Nosso ítalo-brasileiro Angelo Agostini, pelos idos de 1860, concebeu seu Nhõ Quim e as aventuras por uma terra brasilis (praticamente) trinta anos antes da publicação de Hogan´s Alley, criadouro e quintal-mor do Yellow Kid de Richard Fenton Outcault. É preciso que se diga. Outra coisa legal de lembrar é a influência de publicações americanas e francesas (e de personagens carismáticos como a empregada Becassine) na origem de O Tico-Tico (dentro da redação de O Malho, e isso a professora e pesquisadora Maria Cristina Merlo está mais do que habilitada para destrinchar, mestra que é no assunto).
 

Sobrinhos do Capitão

Que Max und Moritz, de Busch, deu origem aos Sobrinhos do Capitão, (os personagens alemães imigrantes) de Dirks, é tão verdadeiro quanto Chiquinho e Jagunço, em O Tico-Tico, vieram diretamente da fonte do mesmo Outcault do Yellow Kid. Buster Brown, o garoto traquinas das classes altas, sempre foi conhecido entre nós como Chiquinho. O cão Tige virou Jagunço, e a eles ainda foi acrescido, no Brasil, um “negrinho de recados” das mansões ricas, o Benjamin. Lembremos o alto teor racista daquele instante histórico, início do século XX (nada que a novela O Cravo e a Rosa, de Walcyr Carrasco, não tivesse mostrado com toda propriedade). Não haveria mesmo espaço para um Hogan´s Alley brasileiro nos quadrinhos, não em O Tico-Tico, embora Aloysio Azevedo o tivesse descrito em  seu romance O Cortiço.
 
Outra coisa interessante é ver o trabalho pantagruélico desses artistas máximos dos quadrinhos que são René Goscinny e Albert Uderzo na concepção de todo o universo de Asterix. Ou de artistas como Hal Foster, que deixou Tarzan, que ilustrava para livros de Edgar Rice Burroughs, para vender a William Randolph Hearst e para a King Features a magnífica obra-prima que é O Príncipe Valente. E que pesquisa, meu amigo! Não só os figurinos e cenários, como também (e principalmente) o modus vivendi daquele pessoal da Idade Média.
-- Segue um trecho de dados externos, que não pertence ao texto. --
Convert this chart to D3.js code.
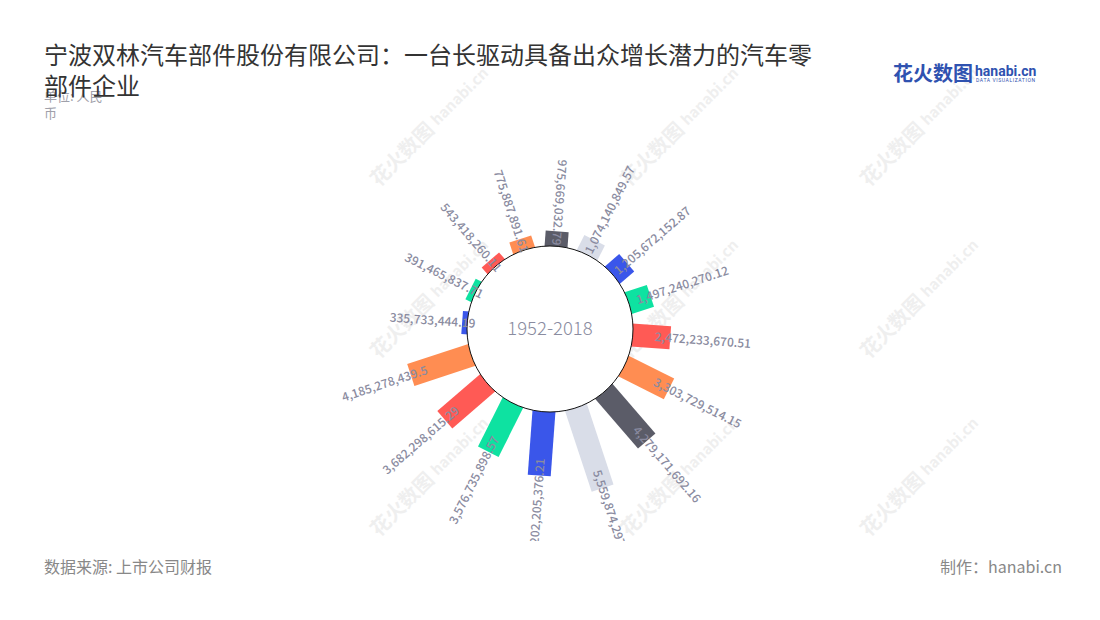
<!DOCTYPE html>
<html><head><meta charset="utf-8">
<script src="https://cdn.jsdelivr.net/npm/d3@7/dist/d3.min.js"></script>
<style>
html,body{margin:0;padding:0;background:#fff;}
svg{display:block;font-family:"Noto Sans CJK SC","Noto Sans",sans-serif;}
</style></head>
<body>
<svg id="chart" width="1100" height="620"></svg>
<script>
// ---- data (clockwise, starting at the left) ----
const labels = ["335,733,444.19","391,465,837.71","543,418,260.11","775,887,891.61","975,669,032.79",
  "1,074,140,849.57","1,205,672,152.87","1,497,240,270.12","2,472,233,670.51","3,303,729,514.15",
  "4,279,171,692.16","5,559,874,297.3","4,202,205,376.21","3,576,735,898.57","3,682,298,615.29","4,185,278,439.5"];
const values = [335733444.19,391465837.71,543418260.11,775887891.61,975669032.79,
  1074140849.57,1205672152.87,1497240270.12,2472233670.51,3303729514.15,
  4279171692.16,5559874297.3,4202205376.21,3576735898.57,3682298615.29,4185278439.5];
const palette = ["#3a56ea","#0ee2a1","#ff5a55","#ff8d52","#5b5c68","#d9dde8"];
const periodLabel = "1952-2018";
const titleLines = ["宁波双林汽车部件股份有限公司：一台长驱动具备出众增长潜力的汽车零","部件企业"];
const unitLines = ["单位: 人民","币"];
const sourceText = "数据来源: 上市公司财报";
const creditText = "制作：hanabi.cn";

const svg = d3.select("#chart");
const cx = 550, cy = 329, R = 83, barW = 23;
const n = values.length;

// watermarks
const wm = svg.append("g").attr("fill","#efefef");
[150,322,500].forEach(y=>{
  [405,655,895].forEach(x=>{
    const g = wm.append("g").attr("transform",`translate(${x},${y}) rotate(-45)`);
    g.append("text").attr("x",-45).attr("y",8).attr("font-size",20).attr("font-weight","bold").text("花火数图");
    g.append("text").attr("x",40).attr("y",6).attr("font-size",15).attr("font-weight","bold").text("hanabi.cn");
  });
});

// title
const unit = svg.append("text").attr("fill","#a0a0aa").attr("font-size",13);
unitLines.forEach((t,i)=>unit.append("tspan").attr("x",44).attr("y",101+i*17).text(t));
const title = svg.append("text").attr("fill","#333").attr("font-size",24);
titleLines.forEach((t,i)=>title.append("tspan").attr("x",44).attr("y",64+i*31).text(t));

// logo
const logo = svg.append("g");
logo.append("text").attr("x",893).attr("y",81).attr("font-size",20).attr("font-weight","bold").attr("fill","#2f52b0").text("花火数图");
logo.append("text").attr("x",975).attr("y",76).attr("font-size",14).attr("font-weight","bold").attr("fill","#2f52b0").attr("font-family","Roboto, sans-serif").text("hanabi.cn");
logo.append("text").attr("x",976).attr("y",82).attr("font-size",5).attr("fill","#2f52b0").attr("letter-spacing",0.6).attr("font-family","Roboto, sans-serif").text("DATA VISUALIZATION");

// footer
svg.append("text").attr("x",44).attr("y",573).attr("font-size",16).attr("fill","#888").text(sourceText);
svg.append("text").attr("x",1062).attr("y",573).attr("font-size",16).attr("fill","#888").attr("text-anchor","end").text(creditText);

// scales
const angle = d3.scaleLinear().domain([0,n]).range([-85.8, 274.2]);
const rBar = d3.scaleLinear().domain([0, d3.max(values)]).range([R, R+84.5]);
const rLab = d3.scaleLinear().domain([0, d3.max(values)]).range([70, 149]);

svg.append("defs").append("clipPath").attr("id","clip")
  .append("rect").attr("x",0).attr("y",120).attr("width",1100).attr("height",421);

const chart = svg.append("g").attr("clip-path","url(#clip)");
const plot = chart.append("g").attr("transform",`translate(${cx},${cy})`);

const items = values.map((v,i)=>({v, i, label: labels[i], a: angle(i)}));

plot.selectAll("rect.bar").data(items).join("rect")
  .attr("class","bar")
  .attr("transform",d=>`rotate(${d.a-90})`)
  .attr("x",R-12).attr("y",-barW/2)
  .attr("width",d=>rBar(d.v)-(R-12)).attr("height",barW)
  .attr("fill",d=>palette[d.i%palette.length]);

plot.append("circle").attr("r",R).attr("fill","#fff").attr("stroke","#111").attr("stroke-width",1);

plot.append("text").attr("text-anchor","middle").attr("y",6).attr("font-size",18.5)
  .attr("font-weight",300).attr("fill","#8a8ca0").text(periodLabel);

function flipped(a){
  const b = ((a - 4.2) % 360 + 360) % 360;
  return b > 179.9 || b < 0.1;
}
plot.selectAll("text.lab").data(items).join("text")
  .attr("class","lab")
  .attr("transform",d=>flipped(d.a) ? `rotate(${d.a-90}) rotate(180)` : `rotate(${d.a-90})`)
  .attr("x",d=>flipped(d.a) ? -rLab(d.v) : rLab(d.v))
  .attr("dy","0.35em")
  .attr("text-anchor",d=>flipped(d.a) ? "end" : "start")
  .attr("font-size",12).attr("font-weight",500).attr("fill","#8a8ba0")
  .text(d=>d.label);
</script>
</body></html>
Perfeito para professores darem aquela palhinha a seus alunos sobre esse período histórico.
 
Impossível falar de Manara em Bórgia, trabalho colossal, sem olharmos para figuras e figurinos da Renascença italiana, o que já nos dá uma amostra da pesquisa do grande quadrinhista. Uma rápida corrida no Google já nos ajuda, e muito. Mesmo as deliciosas tolices de Pafúncio & Marocas (Bringing Up Father), de George McManus, mostram como pensavam e viviam os habitantes da classe chamada “nouveau riche”, em princípios do século XX, nos Estados Unidos. Divertido também é ver como os preconceitos sociais persistem, se atentarmos para os personagens de Blondie, criados por Chic Young, (ela pobre e ele rico, porém o rapaz foi deserdado pela família por ter casado com uma moça não pertencente ao upper class), e que vão viver, portanto, as agruras da classe média.
 

Little Nemo in Slumberland

Mesmo a obra-prima de Winsor McCay, Little Nemo in Slumberland, com os sonhos que só Freud poderia explicar e o menininho sempre caindo da cama em todo quadrinho final, nos dá mostra perfeita da "art nouveau" da Era vitoriana. Um mundo que se transformou por completo depois das Guerras Mundiais, de Betty Boop e seu erotismo nos anos 1920, ou com outro exemplo, Terry e os Piratas, do grande "Michelangelo do chiaroescuro" Milton Caniff, durante os anos 1940.
 
Enfim, podemos aqui traçar inúmeros paralelos (Bolinha e Luluzinha, de Marge, misturados num liquidificador a Peanuts, de Schulz, desembocando na Turma da Mônica, de Mauricio de Sousa) e momentos de ação/reação (Turma do Pererê, de Ziraldo, sendo publicada até abril de 1964 e o movimento militar iniciado no final de março daquele ano), coisas que enfim só podem enriquecer uma aula e nutrir infinitas discussões sobre classes sociais, períodos históricos, modos de vida, maneiras de pensar e ver o mundo. Os quadrinhos estão aí, pra quem quiser revirar a História. E vice-versa.